Being abandoned by Mr. Hughes, however, was not nearly as disappointing as having her heart broken by Boston Patriots star Gino Cappelletti, who booted a field goal that proved to be the difference in a 20-17 defeat of her beloved Broncos during the first game at newly christened Mile High Stadium in 1968.
She once enjoyed cocktails with Johnny Cash, as June Carter gave her the evil eye. “I guess I was flirting with him a lot,” Harrell said.
Now throwing drinks back with the Man in Black was fun, but it paled in comparison to the hoot of seeing fellow Broncomaniacs dance atop the Oakland team bus, while spraying Raiders with beer after Randy Gradishar and the Orange Crush beat their hated rival 20-17 on New Year’s Day 1978 to earn a long-suffering Denver franchise its inaugural trip to the Super Bowl.
“Ken Stabler and John Madden were good sports about all those crazy fans,” Harrell recalled. “They knew it was the Broncos’ first time, so they didn’t seem to mind.”
During his first year in Denver, Wilson seems bent on taking the Broncos back to the Super Bowl ASAP. All the same, there’s no way the new quarterback can match Miss Vicki’s urgency to attend one more home game of a team she long cheered as a season-ticket holder with her late husband.
“Are you excited for Russell Wilson being the quarterback?” said Herrell, who adores John Elway and Manning. “I shouldn’t tell you this, but I’m not excited. He has to prove it to me first.”
Miss Vicki is why the Broncos are a civic treasure. She demands excellence. Accepts nothing less. And takes great pride, as well as ownership, in every victory.

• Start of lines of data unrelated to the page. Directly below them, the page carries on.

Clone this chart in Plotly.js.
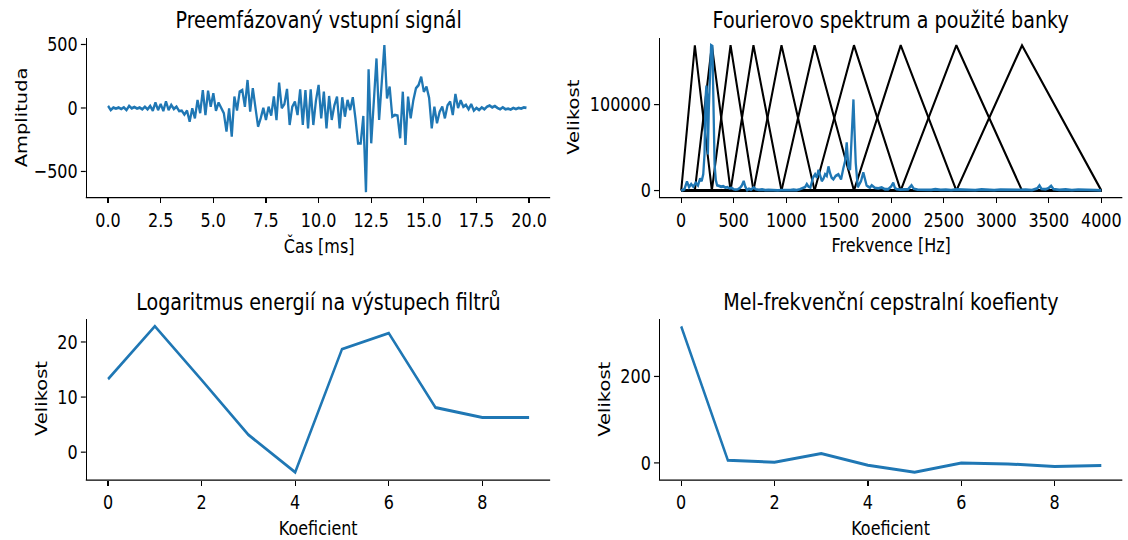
<!DOCTYPE html>
<html><head><meta charset="utf-8">
<script src="https://cdn.plot.ly/plotly-3.0.1.min.js"></script>
<style>html,body{margin:0;padding:0;background:#fff;overflow:hidden;width:1128px;height:540px}
#chart{height:540px;transform-origin:0 0}</style>
</head><body><div id="chart"></div>
<script>
// Preemphasized input signal, 8 kHz sampling (0.125 ms per sample)
const signalDt = 0.125;
const signalValues = [
 16,-16,3,-5,3,-8,5,-16,16,-3,
 8,-5,3,-10,10,-10,16,-21,42,-16,
 31,-24,52,-16,24,-8,10,-24,-21,-52,
 -21,-107,-3,-81,63,-40,141,-55,136,10,
 115,-21,42,-3,-42,-186,-3,-225,89,-20,
 128,141,10,220,-29,155,0,-147,-81,0,
 -94,10,-60,90,-95,200,0,30,150,-134,
 10,50,-55,147,-134,141,-160,147,-134,60,
 181,-81,128,-160,94,-94,20,89,-160,84,
 -68,63,-16,84,-81,-278,-278,-63,-663,304,
 -278,100,390,-94,200,495,76,168,-68,-55,
 -60,-238,128,-291,89,-81,60,155,180,246,
 128,168,80,-160,10,-120,-30,10,-81,20,
 50,-55,110,0,60,10,24,-10,30,-20,
 0,-16,5,-10,10,20,5,15,0,-10,
 5,-10,-5,-12,0,-8,0,-5,5,0
];

// Fourier spectrum
const specFreq = [0,30,55,75,95,115,140,160,180,195,210,222,232,240,247,254,263,275,285,297,308,318,330,342,360,380,400,420,440,460,480,500,520,540,560,578,595,612,628,645,665,690,710,740,770,800,830,860,890,920,950,980,1010,1040,1070,1100,1130,1160,1180,1196,1212,1230,1255,1275,1292,1307,1323,1339,1355,1370,1386,1402,1418,1432,1449,1471,1497,1522,1544,1560,1576,1592,1608,1624,1640,1650,1662,1681,1697,1712,1734,1750,1765,1782,1798,1814,1830,1845,1877,1909,1940,1970,2000,2019,2035,2051,2085,2120,2160,2193,2215,2250,2290,2330,2380,2420,2470,2520,2570,2620,2680,2740,2800,2860,2920,2980,3040,3100,3160,3220,3280,3340,3390,3411,3430,3470,3500,3522,3545,3600,3660,3720,3780,3840,3900,3950,4000];
const specMag = [0,1500,10500,4000,7500,4500,9000,6000,14000,11000,19000,42000,108000,122000,110000,42000,95000,150000,169000,168000,100000,30000,12000,6000,5500,4500,5000,3500,4000,2500,3000,1500,1000,1500,3000,6000,11000,4000,500,2000,1000,3500,1500,800,1200,500,800,400,600,300,500,300,700,400,900,600,1500,2500,4000,7500,4500,3500,15000,19000,15000,24000,17000,11000,14000,19000,17000,28000,20000,15000,13000,17000,19000,13000,26000,34000,56000,27000,24000,65000,106000,70000,32000,4000,8000,11000,21000,12000,6000,4500,3500,6000,4000,3000,2500,3500,1500,1500,5000,9000,3000,1500,1000,1000,1500,6000,2000,1000,800,1200,800,1500,700,1000,600,1200,800,1000,500,1200,800,600,1000,700,1200,800,1000,600,2500,6000,2000,1500,3000,5500,1500,800,1200,600,1000,500,800,400,200];

// Mel filter bank edge / centre frequencies (Hz)
const melPoints = [0,130,292,470,688,955,1270,1645,2090,2620,3245,4000];

// Log filter-bank energies and MFCCs
const coefIndex = [0,1,2,3,4,5,6,7,8,9];
const logEnergies = [13.27,22.85,13.1,3.15,-3.64,18.7,21.6,8.1,6.3,6.3];
const mfcc = [316,6.2,1.5,21.5,-5.4,-21.5,0,-2.3,-8.5,-6.2];

// The reference figure is horizontally compressed; draw wider and squeeze with CSS.
const SQUEEZE = 0.82;
const FONT = "'DejaVu Sans', sans-serif";
const BLUE = '#1f77b4';
const W = 1128, H = 540;
const WP = Math.round(W / SQUEEZE);
const chartDiv = document.getElementById('chart');
chartDiv.style.width = WP + 'px';
chartDiv.style.transform = 'scaleX(' + SQUEEZE + ')';
const px = x => x / W;
const py = y => 1 - y / H;

const traces = [];
traces.push({x0: 0, dx: signalDt, y: signalValues, type: 'scatter', mode: 'lines',
  line: {color: BLUE, width: 2.8}, xaxis: 'x', yaxis: 'y', hoverinfo: 'skip'});

const peak = Math.max(...specMag);
for (let i = 1; i < melPoints.length - 1; i++) {
  traces.push({x: [melPoints[0], melPoints[i-1], melPoints[i], melPoints[i+1], melPoints[melPoints.length-1]],
    y: [0, 0, peak, 0, 0], type: 'scatter', mode: 'lines',
    line: {color: '#000', width: 2.5}, xaxis: 'x2', yaxis: 'y2', hoverinfo: 'skip'});
}
traces.push({x: specFreq, y: specMag, type: 'scatter', mode: 'lines',
  line: {color: BLUE, width: 2.8}, xaxis: 'x2', yaxis: 'y2', hoverinfo: 'skip'});
traces.push({x: coefIndex, y: logEnergies, type: 'scatter', mode: 'lines',
  line: {color: BLUE, width: 3}, xaxis: 'x3', yaxis: 'y3', hoverinfo: 'skip'});
traces.push({x: coefIndex, y: mfcc, type: 'scatter', mode: 'lines',
  line: {color: BLUE, width: 3}, xaxis: 'x4', yaxis: 'y4', hoverinfo: 'skip'});

function ax(domain, range, isY, extra) {
  return Object.assign({domain: domain, range: range, showline: true, linecolor: '#000', linewidth: isY ? 1.5 : 1.2,
    ticks: 'outside', ticklen: isY ? 6 : 5, tickwidth: isY ? 1.2 : 1.5, tickcolor: '#000', showgrid: false, zeroline: false,
    tickfont: {family: FONT, size: 19.5, color: '#000'}, automargin: false, fixedrange: true}, extra);
}
const xL = [px(87), px(550)], xR = [px(660), px(1122)];
const yT = [py(197), py(38)], yB = [py(479.5), py(319)];

const layout = {
  width: WP, height: H, margin: {l: 0, r: 0, t: 0, b: 0},
  paper_bgcolor: '#fff', plot_bgcolor: '#fff', showlegend: false,
  font: {family: FONT, color: '#000'},
  xaxis: ax(xL, [-1, 21], false, {dtick: 2.5, tick0: 0, tickformat: '.1f', anchor: 'y'}),
  yaxis: ax(yT, [-701, 551], true, {dtick: 500, tick0: 0, anchor: 'x'}),
  xaxis2: ax(xR, [-200, 4200], false, {dtick: 500, tick0: 0, anchor: 'y2'}),
  yaxis2: ax(yT, [-7500, 177500], true, {dtick: 100000, tick0: 0, tickformat: 'd', anchor: 'x2'}),
  xaxis3: ax(xL, [-0.45, 9.45], false, {dtick: 2, tick0: 0, anchor: 'y3'}),
  yaxis3: ax(yB, [-4.96, 24.17], true, {dtick: 10, tick0: 0, anchor: 'x3'}),
  xaxis4: ax(xR, [-0.45, 9.45], false, {dtick: 2, tick0: 0, anchor: 'y4'}),
  yaxis4: ax(yB, [-38.4, 332.9], true, {dtick: 200, tick0: 0, anchor: 'x4'}),
  annotations: []
};
function ann(text, x, y, size, angle) {
  layout.annotations.push({text: text, x: px(x), y: py(y), xref: 'paper', yref: 'paper',
    xanchor: 'center', yanchor: 'middle', showarrow: false, textangle: angle || 0,
    font: {family: FONT, size: size, color: '#000'}});
}
ann('Preemfázovaný vstupní signál', 318.5, 19, 23.3);
ann('Fourierovo spektrum a použité banky', 891, 19, 23.3);
ann('Logaritmus energií na výstupech filtrů', 318.5, 301, 23.3);
ann('Mel-frekvenční cepstralní koefienty', 891, 301, 23.3);
ann('Čas [ms]', 318.5, 246, 19.5);
ann('Frekvence [Hz]', 891, 246, 19.5);
ann('Koeficient', 318.5, 528, 19.5);
ann('Koeficient', 891, 528, 19.5);
ann('Amplituda', 22, 117.5, 19.5, -90);
ann('Velikost', 574, 117.5, 19.5, -90);
ann('Velikost', 41, 399, 19.5, -90);
ann('Velikost', 604, 399, 19.5, -90);

Plotly.newPlot('chart', traces, layout, {staticPlot: true, displayModeBar: false});
</script></body></html>
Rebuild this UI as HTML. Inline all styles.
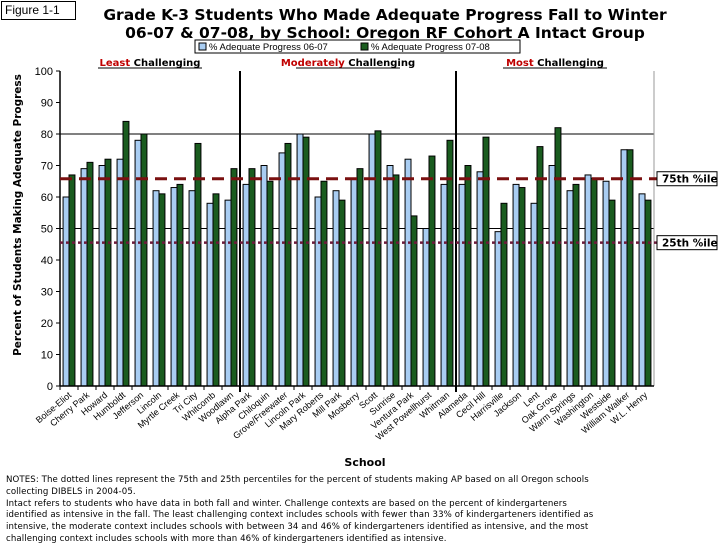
<!DOCTYPE html>
<html><head><meta charset="utf-8">
<style>
body{margin:0;width:720px;height:540px;background:#fff;overflow:hidden;font-family:"Liberation Sans","DejaVu Sans",sans-serif;position:relative}
.abs{position:absolute}
</style></head><body>
<div class="abs" style="left:1px;top:1px;width:70px;height:17px;border:1px solid #000;font-size:12px;line-height:17px;padding-left:3px">Figure 1-1</div>
<div class="abs" style="left:80px;top:6px;width:610px;text-align:center;font-weight:bold;font-size:15.5px;line-height:18px;font-family:'DejaVu Sans',sans-serif">Grade K-3 Students Who Made Adequate Progress Fall to Winter<br>06-07 &amp; 07-08, by School: Oregon RF Cohort A Intact Group</div>
<svg id="chart" class="abs" style="left:0;top:0" width="720" height="540"></svg>
<div class="abs" style="left:6px;top:475px;width:712px;font-size:8.6px;line-height:11.8px;font-family:'DejaVu Sans',sans-serif;letter-spacing:0.1px">NOTES: The dotted lines represent the 75th and 25th percentiles for the percent of students making AP based on all Oregon schools<br>collecting DIBELS in 2004-05.<br>Intact refers to students who have data in both fall and winter. Challenge contexts are based on the percent of kindergarteners<br>identified as intensive in the fall. The least challenging context includes schools with fewer than 33% of kindergarteners identified as<br>intensive, the moderate context includes schools with between 34 and 46% of kindergarteners identified as intensive, and the most<br>challenging context includes schools with more than 46% of kindergarteners identified as intensive.</div>
<script>
const categories=["Boise-Eliot","Cherry Park","Howard","Humboldt","Jefferson","Lincoln","Myrtle Creek","Tri City","Whitcomb","Woodlawn","Alpha Park","Chiloquin","Grove/Freewater","Lincoln Park","Mary Roberts","Mill Park","Mosberry","Scott","Sunrise","Ventura Park","West Powellhurst","Whitman","Alameda","Cecil Hill","Harrisville","Jackson","Lent","Oak Grove","Warm Springs","Washington","Westside","William Walker","W.L. Henry"];
const series0607=[60,69,70,72,78,62,63,62,58,59,64,70,74,80,60,62,66,80,70,72,50,64,64,68,49,64,58,70,62,67,65,75,61];
const series0708=[67,71,72,84,80,61,64,77,61,69,69,65,77,79,65,59,69,81,67,54,73,78,70,79,58,63,76,82,64,66,59,75,59];
const yTicks=[0,10,20,30,40,50,60,70,80,90,100];
const gridValues=[50,80];
const p75=65.8, p25=45.5;
const dividerAfter=[10,22];
const contexts=[["Least"," Challenging",0,10],["Moderately"," Challenging",10,22],["Most"," Challenging",22,33]];
const NS="http://www.w3.org/2000/svg";
const svg=document.getElementById('chart');
const X0=60,X1=654,Y0=386,Y1=71;
const gw=(X1-X0)/categories.length;
const y=v=>Y0-(v/100)*(Y0-Y1);
const x=i=>X0+i*gw;
function mk(t,a,p){const e=document.createElementNS(NS,t);for(const k in a)e.setAttribute(k,a[k]);(p||svg).appendChild(e);return e;}
gridValues.forEach(v=>{const l=mk('line',{x1:X0,x2:X1,y1:y(v),y2:y(v),stroke:'#000','stroke-width':1});

});
mk('line',{x1:X1,x2:X1,y1:Y1,y2:Y0,stroke:'#999','stroke-width':1});
yTicks.forEach(v=>{mk('line',{x1:X0-4,x2:X0,y1:y(v),y2:y(v),stroke:'#000'});
const t=mk('text',{x:X0-7,y:y(v)+4,'text-anchor':'end','font-size':11,fill:'#000'});t.textContent=v;

});
categories.forEach((c,i)=>{
const bw=gw*0.33;
const a=mk('rect',{x:x(i)+gw*0.17,y:y(series0607[i]),width:bw,height:Y0-y(series0607[i]),fill:'#a9cdf2',stroke:'#000','stroke-width':1});


const b=mk('rect',{x:x(i)+gw*0.5,y:y(series0708[i]),width:bw,height:Y0-y(series0708[i]),fill:'#1a5c1f',stroke:'#000','stroke-width':1});


mk('line',{x1:x(i),x2:x(i),y1:Y0,y2:Y0+4,stroke:'#000'});
const tx=x(i)+gw/2+3,ty=Y0+10;
const t=mk('text',{x:tx,y:ty,'text-anchor':'end','font-size':9,fill:'#000',transform:`rotate(-40 ${tx} ${ty})`});t.textContent=c;


});
dividerAfter.forEach(d=>{const l=mk('line',{x1:x(d),x2:x(d),y1:Y1,y2:Y0+6,stroke:'#000','stroke-width':2});

});
mk('line',{x1:X0,x2:X0,y1:Y1,y2:Y0,stroke:'#000','stroke-width':1.5});
mk('line',{x1:X0,x2:X1,y1:Y0,y2:Y0,stroke:'#000','stroke-width':1.5});
const l75=mk('line',{x1:X0,x2:X1+6,y1:y(p75),y2:y(p75),stroke:'#7a1010','stroke-width':3,'stroke-dasharray':'12,7'});


const l25=mk('line',{x1:X0,x2:X1+6,y1:y(p25),y2:y(p25),stroke:'#6b1a3a','stroke-width':2.5,'stroke-dasharray':'3,3'});


[["75th %ile",p75,'p75-label'],["25th %ile",p25,'p25-label']].forEach(([s,v,n])=>{
mk('rect',{x:657,y:y(v)-7,width:60,height:14,fill:'#fff',stroke:'#000'});
const t=mk('text',{x:662,y:y(v)+4,'font-size':10.5,'font-weight':'bold','font-family':'DejaVu Sans'});t.textContent=s;

});
contexts.forEach(([a,b,s,e])=>{const cx=(x(s)+x(e))/2;
const t=mk('text',{x:cx,y:66,'text-anchor':'middle','font-size':10,'font-weight':'bold','font-family':'DejaVu Sans'});
const t1=mk('tspan',{fill:'#c00000'},t);t1.textContent=a;const t2=mk('tspan',{fill:'#000'},t);t2.textContent=b;


mk('line',{x1:cx-52,x2:cx+52,y1:68,y2:68,stroke:'#000'});});
const lg=mk('g',{});
mk('rect',{x:195,y:40,width:325,height:13,fill:'#fff',stroke:'#000'},lg);
mk('rect',{x:199,y:43,width:7,height:7,fill:'#a9cdf2',stroke:'#000'},lg);
let t=mk('text',{x:209,y:50,'font-size':9.5},lg);t.textContent='% Adequate Progress 06-07';
mk('rect',{x:361,y:43,width:7,height:7,fill:'#1a5c1f',stroke:'#000'},lg);
t=mk('text',{x:371,y:50,'font-size':9.5},lg);t.textContent='% Adequate Progress 07-08';
t=mk('text',{x:21,y:215,'text-anchor':'middle','font-size':10.5,'font-weight':'bold','font-family':'DejaVu Sans',transform:'rotate(-90 21 215)'});t.textContent='Percent of Students Making Adequate Progress';

t=mk('text',{x:365,y:466,'text-anchor':'middle','font-size':11,'font-weight':'bold','font-family':'DejaVu Sans'});t.textContent='School';

</script>
</body></html>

Earlier this summer, as part of her centennial celebration, Herrell landed a private audience with Manning before one of his speaking engagements. By all accounts, PFM was as blown away by Herrell with the force of any sack he ever endured from Jason Taylor or Khalil Mack.
Right after telling Manning she was once engaged to three men at the same time, Miss Vicki point-blank asked the Hall of Fame quarterback: “Are you going to buy a piece of the Broncos?”
He responded: “All that business has not been decided yet.”
Could Manning still get involved in the new ownership team of crazy-rich Waltons?
Stay tuned.
But may I offer a friendly warning to Adam Schefter and NFL insiders? Should Manning ever buy a piece of the Broncos, don’t be surprised if a 100-year-old Broncomaniac breaks the news.
Miss Vicki is a charmer with impeccable sources.